[BEGIN]

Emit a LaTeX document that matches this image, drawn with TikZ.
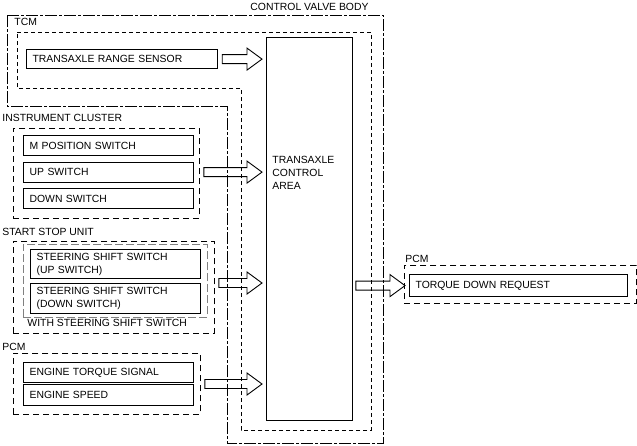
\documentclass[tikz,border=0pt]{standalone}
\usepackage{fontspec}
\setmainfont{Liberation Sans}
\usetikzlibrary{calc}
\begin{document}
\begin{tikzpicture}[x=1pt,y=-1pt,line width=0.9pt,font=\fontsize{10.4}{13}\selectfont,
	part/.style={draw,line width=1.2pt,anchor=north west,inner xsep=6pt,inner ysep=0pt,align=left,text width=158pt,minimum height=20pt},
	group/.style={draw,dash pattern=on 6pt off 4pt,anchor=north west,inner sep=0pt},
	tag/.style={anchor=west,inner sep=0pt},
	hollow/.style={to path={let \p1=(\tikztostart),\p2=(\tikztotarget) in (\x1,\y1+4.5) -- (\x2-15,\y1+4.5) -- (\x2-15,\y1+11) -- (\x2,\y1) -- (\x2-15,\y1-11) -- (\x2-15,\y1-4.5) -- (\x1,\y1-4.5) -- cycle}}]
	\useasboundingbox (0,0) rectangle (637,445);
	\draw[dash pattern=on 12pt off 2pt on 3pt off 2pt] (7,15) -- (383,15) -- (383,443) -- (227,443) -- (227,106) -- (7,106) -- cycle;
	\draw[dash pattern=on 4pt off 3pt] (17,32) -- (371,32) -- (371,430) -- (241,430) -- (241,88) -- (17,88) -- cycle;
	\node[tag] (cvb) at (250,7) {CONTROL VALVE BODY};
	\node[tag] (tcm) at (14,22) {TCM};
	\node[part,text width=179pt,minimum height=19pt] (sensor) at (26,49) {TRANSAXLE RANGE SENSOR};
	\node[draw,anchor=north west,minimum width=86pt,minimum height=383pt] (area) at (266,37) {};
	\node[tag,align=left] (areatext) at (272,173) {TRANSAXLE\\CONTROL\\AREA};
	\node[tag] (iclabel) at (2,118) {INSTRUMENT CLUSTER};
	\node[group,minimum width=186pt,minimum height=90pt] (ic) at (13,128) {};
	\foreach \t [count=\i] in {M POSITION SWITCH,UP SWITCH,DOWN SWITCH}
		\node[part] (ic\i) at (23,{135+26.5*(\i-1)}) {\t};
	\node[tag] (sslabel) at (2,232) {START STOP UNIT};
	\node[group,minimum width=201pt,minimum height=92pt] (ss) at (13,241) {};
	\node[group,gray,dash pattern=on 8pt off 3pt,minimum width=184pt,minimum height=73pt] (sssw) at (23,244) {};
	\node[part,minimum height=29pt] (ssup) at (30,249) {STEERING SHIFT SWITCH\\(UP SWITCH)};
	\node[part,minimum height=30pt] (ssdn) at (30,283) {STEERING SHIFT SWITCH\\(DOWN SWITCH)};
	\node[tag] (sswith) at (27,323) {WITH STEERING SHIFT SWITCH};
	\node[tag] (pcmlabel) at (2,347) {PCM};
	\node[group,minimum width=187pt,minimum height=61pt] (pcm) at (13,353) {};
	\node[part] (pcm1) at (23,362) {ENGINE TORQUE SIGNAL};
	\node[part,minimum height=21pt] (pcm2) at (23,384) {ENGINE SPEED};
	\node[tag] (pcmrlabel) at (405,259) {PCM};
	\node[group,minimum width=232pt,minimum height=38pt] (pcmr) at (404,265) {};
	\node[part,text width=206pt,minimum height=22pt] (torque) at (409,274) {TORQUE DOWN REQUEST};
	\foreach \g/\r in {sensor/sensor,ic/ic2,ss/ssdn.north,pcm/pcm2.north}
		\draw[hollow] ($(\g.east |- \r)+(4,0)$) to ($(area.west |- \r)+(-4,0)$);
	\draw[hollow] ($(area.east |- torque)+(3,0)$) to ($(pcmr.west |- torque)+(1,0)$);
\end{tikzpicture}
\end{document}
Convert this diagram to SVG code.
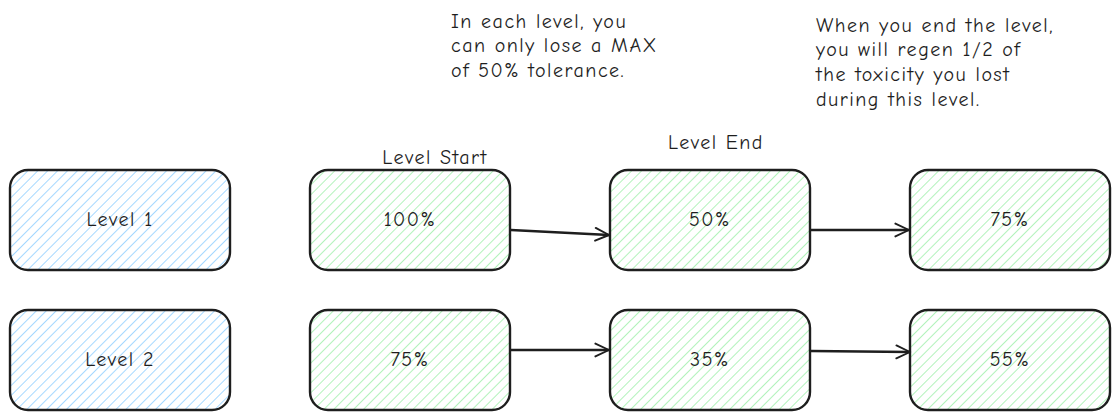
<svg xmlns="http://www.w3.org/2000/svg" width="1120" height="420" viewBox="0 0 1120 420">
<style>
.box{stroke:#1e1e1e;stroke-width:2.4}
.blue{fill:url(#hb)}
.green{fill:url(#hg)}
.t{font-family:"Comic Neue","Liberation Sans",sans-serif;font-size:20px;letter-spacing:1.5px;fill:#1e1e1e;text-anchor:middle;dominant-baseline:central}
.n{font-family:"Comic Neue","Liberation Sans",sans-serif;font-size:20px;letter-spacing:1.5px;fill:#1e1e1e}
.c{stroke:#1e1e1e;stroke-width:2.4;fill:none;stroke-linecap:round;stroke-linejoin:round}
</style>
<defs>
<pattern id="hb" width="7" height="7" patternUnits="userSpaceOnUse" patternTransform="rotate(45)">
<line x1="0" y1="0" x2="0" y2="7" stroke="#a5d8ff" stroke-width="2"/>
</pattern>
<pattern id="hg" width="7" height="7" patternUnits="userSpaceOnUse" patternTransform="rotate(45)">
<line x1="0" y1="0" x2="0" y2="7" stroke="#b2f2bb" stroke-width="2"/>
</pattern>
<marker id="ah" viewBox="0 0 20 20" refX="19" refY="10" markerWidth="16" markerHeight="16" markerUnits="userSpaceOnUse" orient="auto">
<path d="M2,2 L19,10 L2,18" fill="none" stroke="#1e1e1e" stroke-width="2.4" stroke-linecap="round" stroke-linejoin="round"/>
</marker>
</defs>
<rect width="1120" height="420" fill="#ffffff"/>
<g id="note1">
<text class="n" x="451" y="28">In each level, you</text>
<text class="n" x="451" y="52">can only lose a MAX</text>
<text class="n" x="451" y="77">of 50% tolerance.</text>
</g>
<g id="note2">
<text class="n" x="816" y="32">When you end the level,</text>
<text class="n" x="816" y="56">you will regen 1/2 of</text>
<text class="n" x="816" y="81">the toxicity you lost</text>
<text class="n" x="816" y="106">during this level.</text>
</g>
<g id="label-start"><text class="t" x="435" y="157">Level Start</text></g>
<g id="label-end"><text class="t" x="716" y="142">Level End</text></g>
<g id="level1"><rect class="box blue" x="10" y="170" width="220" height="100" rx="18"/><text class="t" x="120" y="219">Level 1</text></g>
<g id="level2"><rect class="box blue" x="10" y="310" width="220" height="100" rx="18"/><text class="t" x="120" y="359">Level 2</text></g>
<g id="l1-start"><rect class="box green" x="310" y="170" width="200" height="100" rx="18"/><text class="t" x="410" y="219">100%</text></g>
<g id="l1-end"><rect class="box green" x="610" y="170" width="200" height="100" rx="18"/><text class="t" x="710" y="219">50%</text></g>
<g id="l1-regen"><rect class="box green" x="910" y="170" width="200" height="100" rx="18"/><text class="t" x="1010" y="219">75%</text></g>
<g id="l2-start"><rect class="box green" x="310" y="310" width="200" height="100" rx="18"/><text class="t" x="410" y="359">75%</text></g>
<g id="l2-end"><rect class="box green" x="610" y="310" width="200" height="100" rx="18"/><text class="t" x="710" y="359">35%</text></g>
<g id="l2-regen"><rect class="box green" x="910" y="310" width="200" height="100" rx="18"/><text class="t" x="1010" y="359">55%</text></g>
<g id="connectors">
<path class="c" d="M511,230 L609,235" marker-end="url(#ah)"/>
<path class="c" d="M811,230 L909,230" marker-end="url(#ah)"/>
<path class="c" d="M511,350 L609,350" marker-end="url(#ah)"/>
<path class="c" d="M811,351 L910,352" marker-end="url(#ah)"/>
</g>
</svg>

[END]

Prompt:
Write the records out again in full, exactly, and skip every picture.

The completed task:
Emit a LaTeX document that matches this image, drawn with TikZ.
\documentclass[tikz,border=0pt]{standalone}
\usepackage{fontspec}
\setmainfont{Liberation Sans}
\usetikzlibrary{calc}
\begin{document}
\begin{tikzpicture}[x=1pt,y=-1pt,line width=0.9pt,font=\fontsize{10.4}{13}\selectfont,
	part/.style={draw,line width=1.2pt,anchor=north west,inner xsep=6pt,inner ysep=0pt,align=left,text width=158pt,minimum height=20pt},
	group/.style={draw,dash pattern=on 6pt off 4pt,anchor=north west,inner sep=0pt},
	tag/.style={anchor=west,inner sep=0pt},
	hollow/.style={to path={let \p1=(\tikztostart),\p2=(\tikztotarget) in (\x1,\y1+4.5) -- (\x2-15,\y1+4.5) -- (\x2-15,\y1+11) -- (\x2,\y1) -- (\x2-15,\y1-11) -- (\x2-15,\y1-4.5) -- (\x1,\y1-4.5) -- cycle}}]
	\useasboundingbox (0,0) rectangle (637,445);
	\draw[dash pattern=on 12pt off 2pt on 3pt off 2pt] (7,15) -- (383,15) -- (383,443) -- (227,443) -- (227,106) -- (7,106) -- cycle;
	\draw[dash pattern=on 4pt off 3pt] (17,32) -- (371,32) -- (371,430) -- (241,430) -- (241,88) -- (17,88) -- cycle;
	\node[tag] (cvb) at (250,7) {CONTROL VALVE BODY};
	\node[tag] (tcm) at (14,22) {TCM};
	\node[part,text width=179pt,minimum height=19pt] (sensor) at (26,49) {TRANSAXLE RANGE SENSOR};
	\node[draw,anchor=north west,minimum width=86pt,minimum height=383pt] (area) at (266,37) {};
	\node[tag,align=left] (areatext) at (272,173) {TRANSAXLE\\CONTROL\\AREA};
	\node[tag] (iclabel) at (2,118) {INSTRUMENT CLUSTER};
	\node[group,minimum width=186pt,minimum height=90pt] (ic) at (13,128) {};
	\foreach \t [count=\i] in {M POSITION SWITCH,UP SWITCH,DOWN SWITCH}
		\node[part] (ic\i) at (23,{135+26.5*(\i-1)}) {\t};
	\node[tag] (sslabel) at (2,232) {START STOP UNIT};
	\node[group,minimum width=201pt,minimum height=92pt] (ss) at (13,241) {};
	\node[group,gray,dash pattern=on 8pt off 3pt,minimum width=184pt,minimum height=73pt] (sssw) at (23,244) {};
	\node[part,minimum height=29pt] (ssup) at (30,249) {STEERING SHIFT SWITCH\\(UP SWITCH)};
	\node[part,minimum height=30pt] (ssdn) at (30,283) {STEERING SHIFT SWITCH\\(DOWN SWITCH)};
	\node[tag] (sswith) at (27,323) {WITH STEERING SHIFT SWITCH};
	\node[tag] (pcmlabel) at (2,347) {PCM};
	\node[group,minimum width=187pt,minimum height=61pt] (pcm) at (13,353) {};
	\node[part] (pcm1) at (23,362) {ENGINE TORQUE SIGNAL};
	\node[part,minimum height=21pt] (pcm2) at (23,384) {ENGINE SPEED};
	\node[tag] (pcmrlabel) at (405,259) {PCM};
	\node[group,minimum width=232pt,minimum height=38pt] (pcmr) at (404,265) {};
	\node[part,text width=206pt,minimum height=22pt] (torque) at (409,274) {TORQUE DOWN REQUEST};
	\foreach \g/\r in {sensor/sensor,ic/ic2,ss/ssdn.north,pcm/pcm2.north}
		\draw[hollow] ($(\g.east |- \r)+(4,0)$) to ($(area.west |- \r)+(-4,0)$);
	\draw[hollow] ($(area.east |- torque)+(3,0)$) to ($(pcmr.west |- torque)+(1,0)$);
\end{tikzpicture}
\end{document}
Convert this diagram to SVG code.
<svg xmlns="http://www.w3.org/2000/svg" width="1120" height="420" viewBox="0 0 1120 420">
<style>
.box{stroke:#1e1e1e;stroke-width:2.4}
.blue{fill:url(#hb)}
.green{fill:url(#hg)}
.t{font-family:"Comic Neue","Liberation Sans",sans-serif;font-size:20px;letter-spacing:1.5px;fill:#1e1e1e;text-anchor:middle;dominant-baseline:central}
.n{font-family:"Comic Neue","Liberation Sans",sans-serif;font-size:20px;letter-spacing:1.5px;fill:#1e1e1e}
.c{stroke:#1e1e1e;stroke-width:2.4;fill:none;stroke-linecap:round;stroke-linejoin:round}
</style>
<defs>
<pattern id="hb" width="7" height="7" patternUnits="userSpaceOnUse" patternTransform="rotate(45)">
<line x1="0" y1="0" x2="0" y2="7" stroke="#a5d8ff" stroke-width="2"/>
</pattern>
<pattern id="hg" width="7" height="7" patternUnits="userSpaceOnUse" patternTransform="rotate(45)">
<line x1="0" y1="0" x2="0" y2="7" stroke="#b2f2bb" stroke-width="2"/>
</pattern>
<marker id="ah" viewBox="0 0 20 20" refX="19" refY="10" markerWidth="16" markerHeight="16" markerUnits="userSpaceOnUse" orient="auto">
<path d="M2,2 L19,10 L2,18" fill="none" stroke="#1e1e1e" stroke-width="2.4" stroke-linecap="round" stroke-linejoin="round"/>
</marker>
</defs>
<rect width="1120" height="420" fill="#ffffff"/>
<g id="note1">
<text class="n" x="451" y="28">In each level, you</text>
<text class="n" x="451" y="52">can only lose a MAX</text>
<text class="n" x="451" y="77">of 50% tolerance.</text>
</g>
<g id="note2">
<text class="n" x="816" y="32">When you end the level,</text>
<text class="n" x="816" y="56">you will regen 1/2 of</text>
<text class="n" x="816" y="81">the toxicity you lost</text>
<text class="n" x="816" y="106">during this level.</text>
</g>
<g id="label-start"><text class="t" x="435" y="157">Level Start</text></g>
<g id="label-end"><text class="t" x="716" y="142">Level End</text></g>
<g id="level1"><rect class="box blue" x="10" y="170" width="220" height="100" rx="18"/><text class="t" x="120" y="219">Level 1</text></g>
<g id="level2"><rect class="box blue" x="10" y="310" width="220" height="100" rx="18"/><text class="t" x="120" y="359">Level 2</text></g>
<g id="l1-start"><rect class="box green" x="310" y="170" width="200" height="100" rx="18"/><text class="t" x="410" y="219">100%</text></g>
<g id="l1-end"><rect class="box green" x="610" y="170" width="200" height="100" rx="18"/><text class="t" x="710" y="219">50%</text></g>
<g id="l1-regen"><rect class="box green" x="910" y="170" width="200" height="100" rx="18"/><text class="t" x="1010" y="219">75%</text></g>
<g id="l2-start"><rect class="box green" x="310" y="310" width="200" height="100" rx="18"/><text class="t" x="410" y="359">75%</text></g>
<g id="l2-end"><rect class="box green" x="610" y="310" width="200" height="100" rx="18"/><text class="t" x="710" y="359">35%</text></g>
<g id="l2-regen"><rect class="box green" x="910" y="310" width="200" height="100" rx="18"/><text class="t" x="1010" y="359">55%</text></g>
<g id="connectors">
<path class="c" d="M511,230 L609,235" marker-end="url(#ah)"/>
<path class="c" d="M811,230 L909,230" marker-end="url(#ah)"/>
<path class="c" d="M511,350 L609,350" marker-end="url(#ah)"/>
<path class="c" d="M811,351 L910,352" marker-end="url(#ah)"/>
</g>
</svg>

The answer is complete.